By virtue of the feedback mechanism discussed above, rules are adapt over time via a kind of variation on natural selection (“survival of the salient“):

Intertemporal cooperation is most threatened by rationalizations that permit exceptions for the choice at hand, and is most stabilized by finding bright lines to serve as criteria for what constitutes cooperation. A personal rule never to drink alcohol, for instance, is more stable than a rule to have only two drinks a day, because the line between some drinking and no drinking is unique (bright), while the two-drinks rule does not stand out from some other number, or define the size of the drinks, and is thus susceptible to reformulation. However, skill at intertemporal bargaining will let you attain more flexibility by using lines that are less bright. This skill is apt to be a key component of the control processes that get called ego functions.

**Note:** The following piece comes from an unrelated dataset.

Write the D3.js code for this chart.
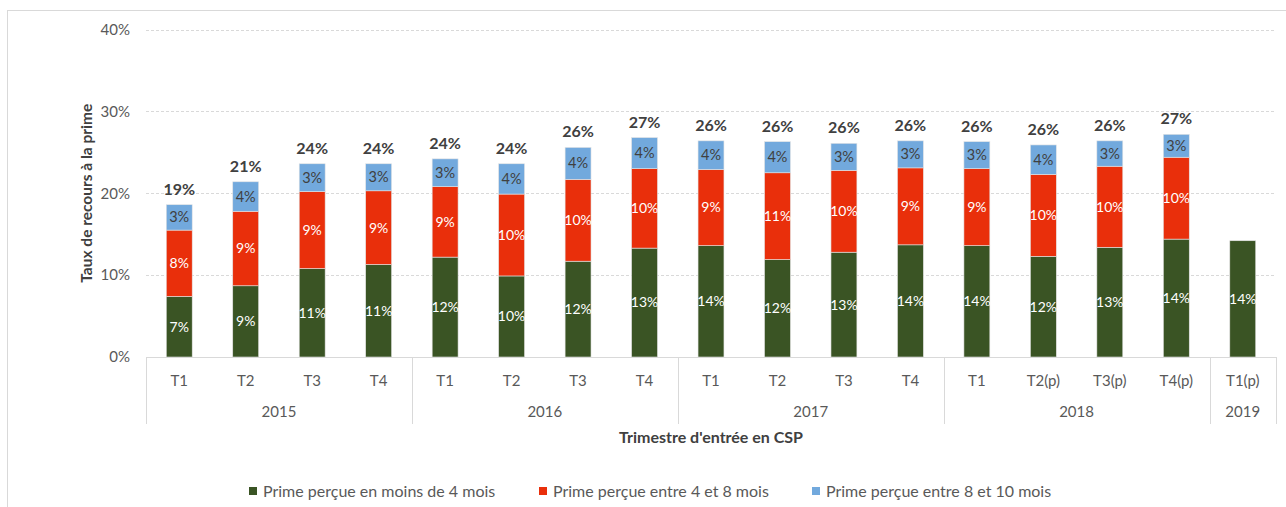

In the vocabulary of our model, it is the peculiarities of the preference bundling module whereby Schelling points are more effectual.

Let us close by, in passing, noting that this line of argument can be generalized into a justification for slippery slope arguments.


  • Warfare of successive selves can be understood in terms of the Prisoner’s Dilemma, where cooperation with oneself is selecting LL, and defection is SS.
  • In fact, intertemporal bargaining can be successfully explained via a modified form of the Iterated Prisoner’s Dilemma, since retaliation works via a unique feedback mechanism.
  • Because our model of willpower spans both a game-theoretic and cognitive grammar, we can make sense of a “survival of the salient” effect, whereby memorable rules persist longer.